Donors Buy Government Time, Not Peace

A couch burns near Sodeco Square during te January 23 strike (Sami Hermez)


PARIS, Jan 25 (IPS) - Representatives of 50 industrial countries and international institutions have pledged 7.6 billion dollars to a recovery plan for Lebanon at a donor conference in Paris Thursday. The fresh aid certainly buys time for the embattled government of Lebanese Prime Minister Fouad Siniora, but it remains doubtful if it can buy it peace.

“This is not a one-shot event to support one particular government,” Siniora told the press, emphasising that the aid should benefit all Lebanese, regardless of their political or religious affiliations. French President Jacques Chirac, who hosted the conference, said that “all political forces and all actors in the region should be involved in the recovery plan.”

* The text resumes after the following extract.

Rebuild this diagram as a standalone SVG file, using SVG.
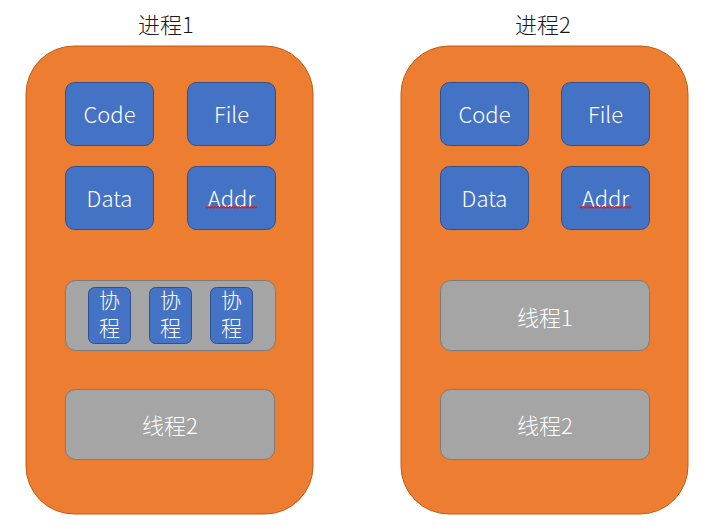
<svg xmlns="http://www.w3.org/2000/svg" width="704" height="526" viewBox="0 0 704 526">
<style>
.proc{fill:#ED7D31;stroke:#C55A11;stroke-width:1}
.blue{fill:#4472C4;stroke:#2F528F;stroke-width:1}
.gray{fill:#A5A5A5;stroke:#7B7B7B;stroke-width:1}
.t{font-family:"Noto Sans CJK SC","Liberation Sans",sans-serif;font-size:22px;font-weight:300;fill:#FFFFFF;text-anchor:middle;dominant-baseline:central}
.co{font-family:"Noto Sans CJK SC","Liberation Sans",sans-serif;font-size:21px;font-weight:300;fill:#FFFFFF;text-anchor:middle}
.title{font-family:"Noto Sans CJK SC","Liberation Sans",sans-serif;font-size:22px;font-weight:300;fill:#1a1a1a;text-anchor:middle;dominant-baseline:central}
.sq{fill:none;stroke:#E81818;stroke-width:1.2}
</style>
<rect width="704" height="526" fill="#FFFFFF"/>
<g id="process1">
<text class="title" x="166" y="23">进程1</text>
<rect class="proc" x="26" y="46" width="287" height="468" rx="48" ry="48"/>
</g>
<g id="p1-code"><rect class="blue" x="65.5" y="82.5" width="88" height="63" rx="9"/><text class="t" x="109.5" y="112.5">Code</text></g>
<g id="p1-file"><rect class="blue" x="187.5" y="82.5" width="88" height="63" rx="9"/><text class="t" x="231.5" y="112.5">File</text></g>
<g id="p1-data"><rect class="blue" x="65.5" y="166.5" width="88" height="63" rx="9"/><text class="t" x="109.5" y="196.5">Data</text></g>
<g id="p1-addr"><rect class="blue" x="187.5" y="166.5" width="88" height="63" rx="9"/><text class="t" x="231.5" y="196.5">Addr</text>
<path class="sq" d="M206 206.5 l1.5 1.5 l1.5 -1.5 l1.5 1.5 l1.5 -1.5 l1.5 1.5 l1.5 -1.5 l1.5 1.5 l1.5 -1.5 l1.5 1.5 l1.5 -1.5 l1.5 1.5 l1.5 -1.5 l1.5 1.5 l1.5 -1.5 l1.5 1.5 l1.5 -1.5 l1.5 1.5 l1.5 -1.5 l1.5 1.5 l1.5 -1.5 l1.5 1.5 l1.5 -1.5 l1.5 1.5 l1.5 -1.5 l1.5 1.5 l1.5 -1.5 l1.5 1.5 l1.5 -1.5 l1.5 1.5 l1.5 -1.5 l1.5 1.5 l1.5 -1.5 l1.5 1.5 l1.5 -1.5"/></g>
<g id="p1-thread1"><rect class="gray" x="65.5" y="280.5" width="210" height="70" rx="10"/></g>
<g id="p1-co1"><rect class="blue" x="88.5" y="287.5" width="42" height="56" rx="6"/><text class="co" x="109.5" y="308">协<tspan x="109.5" dy="28">程</tspan></text></g>
<g id="p1-co2"><rect class="blue" x="149.5" y="287.5" width="42" height="56" rx="6"/><text class="co" x="170.5" y="308">协<tspan x="170.5" dy="28">程</tspan></text></g>
<g id="p1-co3"><rect class="blue" x="210.5" y="287.5" width="42" height="56" rx="6"/><text class="co" x="231.5" y="308">协<tspan x="231.5" dy="28">程</tspan></text></g>
<g id="p1-thread2"><rect class="gray" x="65.5" y="389.5" width="209" height="70" rx="10"/><text class="t" x="170" y="423.5">线程2</text></g>

<g id="process2">
<text class="title" x="543" y="23">进程2</text>
<rect class="proc" x="401" y="46" width="287" height="468" rx="48" ry="48"/>
</g>
<g id="p2-code"><rect class="blue" x="440.5" y="82.5" width="88" height="63" rx="9"/><text class="t" x="484.5" y="112.5">Code</text></g>
<g id="p2-file"><rect class="blue" x="561.5" y="82.5" width="88" height="63" rx="9"/><text class="t" x="605.5" y="112.5">File</text></g>
<g id="p2-data"><rect class="blue" x="440.5" y="166.5" width="88" height="63" rx="9"/><text class="t" x="484.5" y="196.5">Data</text></g>
<g id="p2-addr"><rect class="blue" x="561.5" y="166.5" width="88" height="63" rx="9"/><text class="t" x="605.5" y="196.5">Addr</text>
<path class="sq" d="M580 206.5 l1.5 1.5 l1.5 -1.5 l1.5 1.5 l1.5 -1.5 l1.5 1.5 l1.5 -1.5 l1.5 1.5 l1.5 -1.5 l1.5 1.5 l1.5 -1.5 l1.5 1.5 l1.5 -1.5 l1.5 1.5 l1.5 -1.5 l1.5 1.5 l1.5 -1.5 l1.5 1.5 l1.5 -1.5 l1.5 1.5 l1.5 -1.5 l1.5 1.5 l1.5 -1.5 l1.5 1.5 l1.5 -1.5 l1.5 1.5 l1.5 -1.5 l1.5 1.5 l1.5 -1.5 l1.5 1.5 l1.5 -1.5 l1.5 1.5 l1.5 -1.5 l1.5 1.5 l1.5 -1.5"/></g>
<g id="p2-thread1"><rect class="gray" x="440.5" y="280.5" width="209" height="70" rx="10"/><text class="t" x="545" y="315.5">线程1</text></g>
<g id="p2-thread2"><rect class="gray" x="440.5" y="389.5" width="209" height="70" rx="10"/><text class="t" x="545" y="423.5">线程2</text></g>
<g id="connectors"></g>
</svg>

Chirac expressed his explicit gratitude to Saudi Arabia, the most important single donor with a pledge of 1 billion dollars, and to the United States, which offered 770 million dollars in new aid, 220 million dollars of which is earmarked to buy weapons and equipment for the Lebanese army. France and the European Commission, the executive arm of the EU, pledged 500 million euro (650 million dollars) each.

Asked if the U.S. would maintain its support if the radical Shia Hezbollah Party would come to power in Lebanon, U.S. National Security Adviser Condoleezza Rice said the United States is currently only dealing with a duly elected government and that Hezbollah has been classified as a “terrorist organisation”.

The total amount of 7.6 billion dollars consists of budget aid, soft loans and project money which will be made available over the next five years. The extra money should enable the Siniora government to pay the wages of civil servants and soldiers, and to service some of its debts.

The Lebanese economy declined 5 percent in 2006, and foreign debt is a record high of 41 billion dollars, the equivalent of 181 percent of the gross domestic product (GDP). The economic situation is largely due to the July 2006 war between Hezbollah and Israel, which has caused a direct loss of 2.8 billion dollars, made 120,000 people jobless and pushed 200,000 skilled young Lebanese into emigration.

The aid programme is dependent on a structural reform programme developed by the Siniora government. By 2011, the debt should be reduced to “only” 144 percent of GDP.

The reform package includes cuts in public expenses, the privatisation of the state telecoms operator, restructuring of the loss-making Compagnie Electricite du Liban, and reforms in pensions and social security.

The programme depends on the fairly optimistic assumption that economic growth will go back to four to five percent as of 2007. This implies that that the present government can somehow overcome the political stalemate which opposes it to the pro-Syrian opposition movement.

The opposition is an alliance between the Hezbollah party, its moderate Shia rival the Amal party and followers of the Christian general Michel Aoun. They demand the resignation of the Siniora government, which they denounce as corrupt and too lenient towards Israel. The June 2006 war increased Hezbollah’s status as the backbone of Lebanese “resistance” against the Jewish state.

In the run-up to the conference the opposition has taken the protest to the streets, paralysing major transport routes in Lebanon. Three persons died in clashes between opposition militants and government supporters during the general strike Tuesday. Two more people died when clashes erupted at Beirut University Thursday.

Chirac defended the donor initiative after a meeting with Siniora in Paris Wednesday, saying that “the price of inaction will be much higher than an engagement on the side of Lebanon.”

The recent political crisis started when six Shia ministers left Siniora’s government in November 2006 over a disagreement on the international tribunal that should investigate the murder on former pro-western prime minister Rafik Hariri in February 2005. The assassination is generally assumed to be the work of neighbouring Syria. Syrian troops left Lebanon in 2005 but the country is still believed to supply weapons to Hezbollah militiamen.

Speaker of parliament and leader of the moderate Shia Amal Party, Ramil Berri, has so far refused to convoke parliament to appoint new ministers and move on with the political process.

In a recent report, the International Crisis group defines the political power struggle in Lebanon as a surrogate for regional and international conflicts. “There is Syria against Israel, the U.S. administration against the Syrian regime, pro-western Sunni Arab regimes led by Saudi Arabia against ascendant Iran and Shia militancy; and, hovering above it all, Washington against Tehran.”

Syria and Iran did not attend the Paris Conference.